'''

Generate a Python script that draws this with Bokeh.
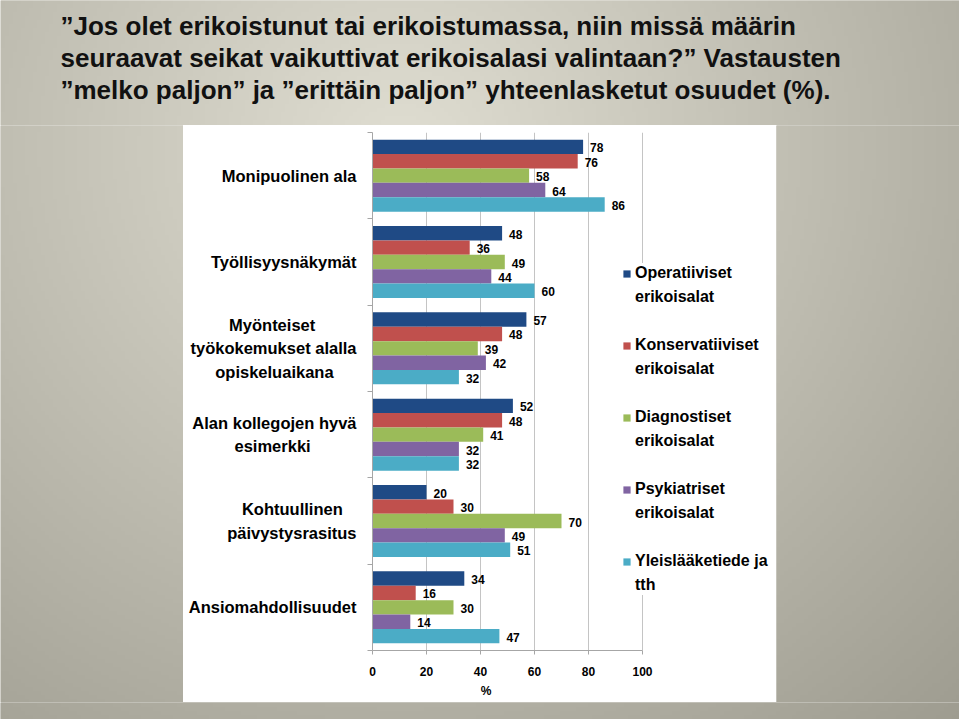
import numpy as np
from bokeh.plotting import figure
from bokeh.layouts import column, row
from bokeh.models import (ColumnDataSource, Range1d, FixedTicker, Label,
                          Legend, LegendItem)
from bokeh.transform import dodge
from bokeh.core.properties import value
from bokeh.embed import file_html
from bokeh.resources import INLINE

# ---------------- data ----------------
title_lines = [
    "\u201dJos olet erikoistunut tai erikoistumassa, niin missä määrin",
    "seuraavat seikat vaikuttivat erikoisalasi valintaan?\u201d Vastausten",
    "\u201dmelko paljon\u201d ja \u201derittäin paljon\u201d yhteenlasketut osuudet (%).",
]
categories = [
    "Monipuolinen ala",
    "Työllisyysnäkymät",
    "Myönteiset\ntyökokemukset alalla\nopiskeluaikana",
    "Alan kollegojen hyvä\nesimerkki",
    "Kohtuullinen\npäivystysrasitus",
    "Ansiomahdollisuudet",
]
series_names = [
    ["Operatiiviset", "erikoisalat"],
    ["Konservatiiviset", "erikoisalat"],
    ["Diagnostiset", "erikoisalat"],
    ["Psykiatriset", "erikoisalat"],
    ["Yleislääketiede ja", "tth"],
]
operatiiviset = [78, 48, 57, 52, 20, 34]
konservatiiviset = [76, 36, 48, 48, 30, 16]
diagnostiset = [58, 49, 39, 41, 70, 30]
psykiatriset = [64, 44, 42, 32, 49, 14]
yleislaaketiede = [86, 60, 32, 32, 51, 47]
x_ticks = [0, 20, 40, 60, 80, 100]
x_label = "%"

colors = ["#1F4A85", "#C0504D", "#9BBB59", "#8064A2", "#4BACC6"]
FONT = "Liberation Sans"

# ---------------- page geometry (px) ----------------
PW, PH = 959, 719            # whole slide
WX0, WY0, WX1, WY1 = 183, 125, 776, 702   # white chart panel
AX0, AX100, AYT, AYB = 372, 642, 132, 650  # plot area: x=0, x=100, top, bottom
PCT_X = 486                   # centre of the "%" axis title
TITLE_BASE = [25, 57, 89]     # title baselines (label anchor, px from top)

# Arial/Liberation Sans Bold advance widths (1/1000 em), used to centre lines
W = {" ": 278, "\u00a0": 278, "a": 556, "b": 611, "c": 556, "d": 611, "e": 556,
     "f": 333, "g": 611, "h": 611, "i": 278, "j": 278, "k": 556, "l": 278,
     "m": 889, "n": 611, "o": 611, "p": 611, "r": 389, "s": 556, "t": 333,
     "u": 611, "v": 556, "y": 556, "ä": 556, "ö": 611, "A": 722, "K": 722,
     "M": 833, "T": 611, "%": 889}


def tw(s):
    return sum(W.get(ch, 556) for ch in s)


def centred(label):
    lines = label.split("\n")
    m = max(tw(s) for s in lines)
    return "\n".join(s + "\u00a0" * round((m - tw(s)) / 2 / 278) for s in lines)


# ---------------- slide background gradient ----------------
def shade(X, Y):
    r = np.hypot(X - 400, (Y - 150) * 1.05)
    return np.clip(224 - 0.08 * r, 0, 255)


def hexcol(m):
    return "#%02x%02x%02x" % (int(m), int(m - 2), int(m - 14))


S = 4
gw, gh = (PW + S - 1) // S, (PH + S - 1) // S
ii, jj = np.meshgrid(np.arange(gw), np.arange(gh))
c = shade((ii + 0.5) * S, PH - (jj + 0.5) * S)     # row 0 = bottom of slide
img = np.empty((gh, gw), dtype=np.uint32)
view = img.view(dtype=np.uint8).reshape((gh, gw, 4))
view[:, :, 0] = c.astype(np.uint8)
view[:, :, 1] = np.clip(c - 2, 0, 255).astype(np.uint8)
view[:, :, 2] = np.clip(c - 14, 0, 255).astype(np.uint8)
view[:, :, 3] = 255
bg_src = ColumnDataSource(dict(image=[img], x=[0], y=[0], dw=[gw * S], dh=[gh * S]))


def gray_piece(X0, Y0, X1, Y1, fy):
    m = float(shade(np.array([(X0 + X1) / 2]), np.array([fy]))[0])
    fill = hexcol(m)
    f = figure(width=X1 - X0, height=Y1 - Y0, output_backend="svg",
               toolbar_location=None, title=None, x_range=Range1d(X0, X1),
               y_range=Range1d(PH - Y1, PH - Y0),
               min_border=0, min_border_left=0, min_border_right=0,
               min_border_top=0, min_border_bottom=0,
               x_axis_location=None, y_axis_location=None,
               outline_line_color=None, border_fill_color=fill,
               background_fill_color=fill, frame_align=False)
    f.grid.visible = False
    f.image_rgba(image="image", x="x", y="y", dw="dw", dh="dh", source=bg_src)
    return f


top = gray_piece(0, 0, PW, WY0, WY0 / 2)
left = gray_piece(0, WY0, WX0, WY1, WY0 + 8)
right = gray_piece(WX1, WY0, PW, WY1, WY0 + 8)
bottom = gray_piece(0, WY1, PW, PH, (WY1 + PH) / 2)

for base, line in zip(TITLE_BASE, title_lines):
    top.add_layout(Label(x=60, y=WY0 - base, x_units="screen",
                         y_units="screen", text=line, text_font=FONT,
                         text_font_style="bold", text_font_size="26px",
                         text_color="#111111", text_baseline="alphabetic",
                         text_align="left"))

# ---------------- chart ----------------
n = len(categories)
pos = [n - i - 0.5 for i in range(n)]

cols = ["operatiiviset", "konservatiiviset", "diagnostiset", "psykiatriset", "yleislaaketiede"]
vals = [operatiiviset, konservatiiviset, diagnostiset, psykiatriset, yleislaaketiede]
data = dict(pos=pos)
for cname, v in zip(cols, vals):
    data[cname] = v
    data[cname + "_lbl"] = [str(x) for x in v]
src = ColumnDataSource(data)

cw, ch = WX1 - WX0, WY1 - WY0
x_end = 100 * (WX1 - AX0) / (AX100 - AX0)   # frame extends under the legend
p = figure(width=cw, height=ch, output_backend="svg", toolbar_location=None,
           x_range=Range1d(0, x_end), y_range=Range1d(0, n),
           min_border_left=AX0 - WX0, min_border_right=0,
           min_border_top=AYT - WY0, min_border_bottom=WY1 - AYB,
           border_fill_color="white", background_fill_color="white",
           outline_line_color=None, frame_align=False)

axis_gray = "#a6a6a6"
xa = p.xaxis[0]
xa.bounds = (x_ticks[0], x_ticks[-1])
xa.ticker = FixedTicker(ticks=x_ticks, minor_ticks=[])
xa.major_label_text_font = FONT
xa.major_label_text_font_style = "bold"
xa.major_label_text_font_size = "12px"
xa.major_label_text_color = "black"
xa.axis_line_color = axis_gray
xa.major_tick_line_color = axis_gray
xa.major_tick_out = 4
xa.major_tick_in = 0
xa.minor_tick_line_color = None
xa.major_label_standoff = 12
# axis title sits left of the frame centre, as in the original
shift_px = ((AX0 + WX1) / 2 - PCT_X) * 2
xa.axis_label = x_label + "\u00a0" * round(shift_px / (0.278 * 12))
xa.axis_label_text_font = FONT
xa.axis_label_text_font_style = "bold"
xa.axis_label_text_font_size = "12px"
xa.axis_label_text_color = "black"
xa.axis_label_standoff = 5

ya = p.yaxis[0]
ya.ticker = FixedTicker(ticks=pos, minor_ticks=list(range(n + 1)))
ya.major_label_overrides = {pos[i]: centred(categories[i]) for i in range(n)}
ya.major_label_text_font = FONT
ya.major_label_text_font_style = "bold"
ya.major_label_text_font_size = "16.5px"
ya.major_label_text_color = "black"
ya.major_label_text_line_height = 1.3
ya.major_tick_out = 0
ya.major_tick_in = 0
ya.minor_tick_out = 5
ya.minor_tick_in = 0
ya.minor_tick_line_color = axis_gray
ya.axis_line_color = axis_gray
ya.major_label_standoff = 11

p.ygrid.grid_line_color = None
p.xgrid.ticker = FixedTicker(ticks=x_ticks, minor_ticks=[])
p.xgrid.grid_line_color = "#c4c4c4"
p.xgrid.grid_line_width = 1

bar_h = 0.1668
renderers = []
for k, (cname, color) in enumerate(zip(cols, colors)):
    off = (2 - k) * bar_h
    rr = p.hbar(y=dodge("pos", off), left=0, right=cname, height=bar_h, source=src,
                fill_color=color, line_color=None)
    renderers.append(rr)
    p.text(x=cname, y=dodge("pos", off), text=cname + "_lbl", source=src,
           x_offset=7, y_offset=1, text_baseline="middle", text_align="left",
           text_font=value(FONT), text_font_style="bold",
           text_font_size="12px", text_color="black")

# transparent renderer used for the continuation lines of legend labels
blank = p.hbar(y=[], left=[], right=[], height=bar_h, fill_alpha=0, line_alpha=0)

items = []
for k, (lines, rr) in enumerate(zip(series_names, renderers)):
    items.append(LegendItem(label=lines[0], renderers=[rr]))
    items.append(LegendItem(label=lines[1], renderers=[blank]))
    if k < len(series_names) - 1:
        items.append(LegendItem(label=" ", renderers=[blank]))

legend = Legend(items=items, location=(622 - AX0, AYB - 595), orientation="vertical",
                glyph_width=9, glyph_height=9, label_standoff=4,
                label_height=20, spacing=4, padding=10, margin=0,
                label_text_font=FONT, label_text_font_style="bold",
                label_text_font_size="16px", label_text_color="black",
                label_text_baseline="middle",
                border_line_color=None, background_fill_color="white",
                background_fill_alpha=1.0)
p.add_layout(legend)

layout = column(top, row(left, p, right, spacing=0), bottom, spacing=0)

open("out.html", "w").write(file_html(layout, INLINE))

'''

[EXERCISE DETAILS]: Leave out the pictures, then repeat the listing above exactly from its first line to the line with "TITLE_BASE = [25, 57, 89]", inclusive.

[WRITTEN RESPONSE]:
Generate a Python script that draws this with Bokeh.
import numpy as np
from bokeh.plotting import figure
from bokeh.layouts import column, row
from bokeh.models import (ColumnDataSource, Range1d, FixedTicker, Label,
                          Legend, LegendItem)
from bokeh.transform import dodge
from bokeh.core.properties import value
from bokeh.embed import file_html
from bokeh.resources import INLINE

# ---------------- data ----------------
title_lines = [
    "\u201dJos olet erikoistunut tai erikoistumassa, niin missä määrin",
    "seuraavat seikat vaikuttivat erikoisalasi valintaan?\u201d Vastausten",
    "\u201dmelko paljon\u201d ja \u201derittäin paljon\u201d yhteenlasketut osuudet (%).",
]
categories = [
    "Monipuolinen ala",
    "Työllisyysnäkymät",
    "Myönteiset\ntyökokemukset alalla\nopiskeluaikana",
    "Alan kollegojen hyvä\nesimerkki",
    "Kohtuullinen\npäivystysrasitus",
    "Ansiomahdollisuudet",
]
series_names = [
    ["Operatiiviset", "erikoisalat"],
    ["Konservatiiviset", "erikoisalat"],
    ["Diagnostiset", "erikoisalat"],
    ["Psykiatriset", "erikoisalat"],
    ["Yleislääketiede ja", "tth"],
]
operatiiviset = [78, 48, 57, 52, 20, 34]
konservatiiviset = [76, 36, 48, 48, 30, 16]
diagnostiset = [58, 49, 39, 41, 70, 30]
psykiatriset = [64, 44, 42, 32, 49, 14]
yleislaaketiede = [86, 60, 32, 32, 51, 47]
x_ticks = [0, 20, 40, 60, 80, 100]
x_label = "%"

colors = ["#1F4A85", "#C0504D", "#9BBB59", "#8064A2", "#4BACC6"]
FONT = "Liberation Sans"

# ---------------- page geometry (px) ----------------
PW, PH = 959, 719            # whole slide
WX0, WY0, WX1, WY1 = 183, 125, 776, 702   # white chart panel
AX0, AX100, AYT, AYB = 372, 642, 132, 650  # plot area: x=0, x=100, top, bottom
PCT_X = 486                   # centre of the "%" axis title
TITLE_BASE = [25, 57, 89]     # title baselines (label anchor, px from top)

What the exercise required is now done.